Extract everything from the first line through the line with "CartesianGrid, Legend, LabelList", both ends included, except for any pictures.

---------------

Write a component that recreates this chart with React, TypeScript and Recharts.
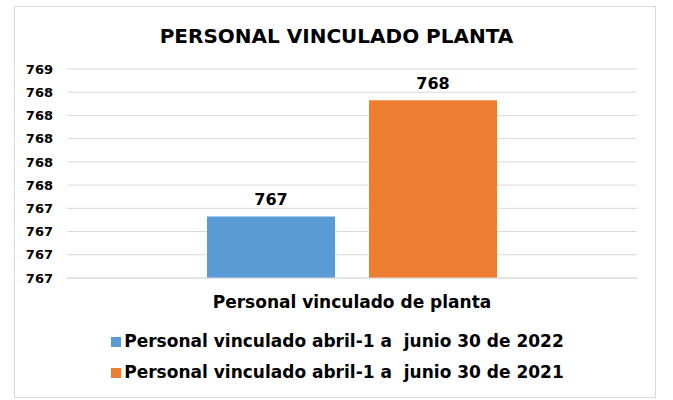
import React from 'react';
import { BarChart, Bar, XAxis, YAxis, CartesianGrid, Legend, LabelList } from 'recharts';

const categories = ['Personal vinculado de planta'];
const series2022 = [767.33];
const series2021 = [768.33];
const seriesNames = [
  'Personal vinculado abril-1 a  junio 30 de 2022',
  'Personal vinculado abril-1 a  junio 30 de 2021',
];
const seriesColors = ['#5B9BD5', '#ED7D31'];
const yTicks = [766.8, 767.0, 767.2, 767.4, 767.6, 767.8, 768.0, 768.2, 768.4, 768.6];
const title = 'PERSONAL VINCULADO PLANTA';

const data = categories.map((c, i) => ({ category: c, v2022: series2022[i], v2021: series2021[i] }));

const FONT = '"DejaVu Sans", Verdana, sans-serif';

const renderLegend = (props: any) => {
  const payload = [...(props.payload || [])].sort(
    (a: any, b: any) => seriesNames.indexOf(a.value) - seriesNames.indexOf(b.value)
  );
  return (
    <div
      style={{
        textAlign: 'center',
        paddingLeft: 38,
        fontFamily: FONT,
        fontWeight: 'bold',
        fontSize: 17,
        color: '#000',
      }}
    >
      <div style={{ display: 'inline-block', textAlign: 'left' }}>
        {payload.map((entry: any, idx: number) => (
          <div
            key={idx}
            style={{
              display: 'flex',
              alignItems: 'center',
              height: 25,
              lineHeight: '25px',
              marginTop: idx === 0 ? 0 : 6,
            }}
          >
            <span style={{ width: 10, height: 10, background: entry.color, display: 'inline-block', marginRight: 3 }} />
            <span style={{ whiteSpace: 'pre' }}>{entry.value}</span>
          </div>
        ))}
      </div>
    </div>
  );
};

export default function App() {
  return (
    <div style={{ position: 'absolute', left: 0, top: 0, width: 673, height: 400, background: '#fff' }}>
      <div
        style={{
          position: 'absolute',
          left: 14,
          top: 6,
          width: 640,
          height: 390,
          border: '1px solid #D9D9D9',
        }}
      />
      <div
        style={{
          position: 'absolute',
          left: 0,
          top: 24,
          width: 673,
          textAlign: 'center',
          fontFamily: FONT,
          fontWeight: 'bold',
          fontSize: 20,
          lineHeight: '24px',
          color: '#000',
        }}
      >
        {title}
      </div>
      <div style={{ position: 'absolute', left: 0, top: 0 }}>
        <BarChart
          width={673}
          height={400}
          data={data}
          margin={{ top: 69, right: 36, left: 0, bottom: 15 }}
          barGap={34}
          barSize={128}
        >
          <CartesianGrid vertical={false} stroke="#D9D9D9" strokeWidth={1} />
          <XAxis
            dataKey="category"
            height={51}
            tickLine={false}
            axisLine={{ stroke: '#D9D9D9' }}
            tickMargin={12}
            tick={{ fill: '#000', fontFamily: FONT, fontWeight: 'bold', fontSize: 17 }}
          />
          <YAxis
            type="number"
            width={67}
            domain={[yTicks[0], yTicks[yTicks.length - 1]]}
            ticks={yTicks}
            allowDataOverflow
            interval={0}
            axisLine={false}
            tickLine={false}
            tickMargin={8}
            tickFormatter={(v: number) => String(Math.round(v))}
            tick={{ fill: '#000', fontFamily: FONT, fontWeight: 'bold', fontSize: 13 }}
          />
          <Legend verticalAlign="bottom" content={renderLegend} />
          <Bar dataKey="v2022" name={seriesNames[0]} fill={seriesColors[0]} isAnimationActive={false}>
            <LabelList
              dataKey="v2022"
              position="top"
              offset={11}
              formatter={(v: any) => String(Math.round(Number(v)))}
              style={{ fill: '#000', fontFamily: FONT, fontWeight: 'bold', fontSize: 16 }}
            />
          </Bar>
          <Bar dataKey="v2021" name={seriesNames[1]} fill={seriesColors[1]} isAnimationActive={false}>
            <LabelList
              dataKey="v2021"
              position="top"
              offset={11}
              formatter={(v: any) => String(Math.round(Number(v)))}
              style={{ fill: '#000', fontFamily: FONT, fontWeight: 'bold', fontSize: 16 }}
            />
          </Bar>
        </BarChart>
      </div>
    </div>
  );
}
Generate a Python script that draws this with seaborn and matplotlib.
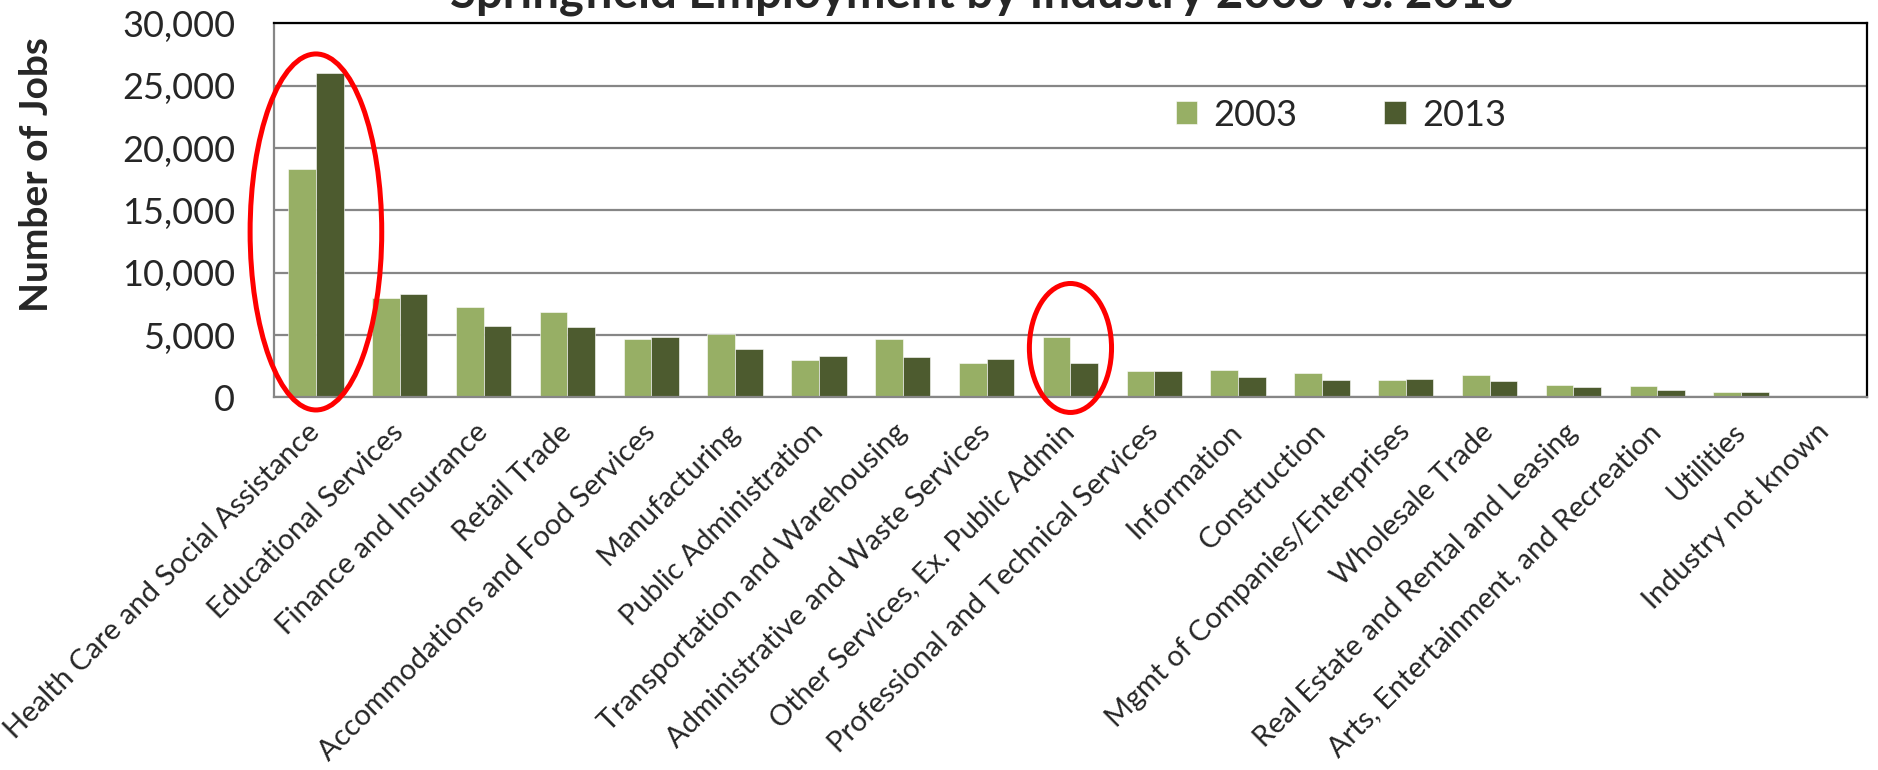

---------------

_Response to the exercise_:
Write a component that recreates this chart with React, TypeScript and Recharts.
import React from 'react';
import { BarChart, Bar, XAxis, YAxis, CartesianGrid, Legend, LabelList } from 'recharts';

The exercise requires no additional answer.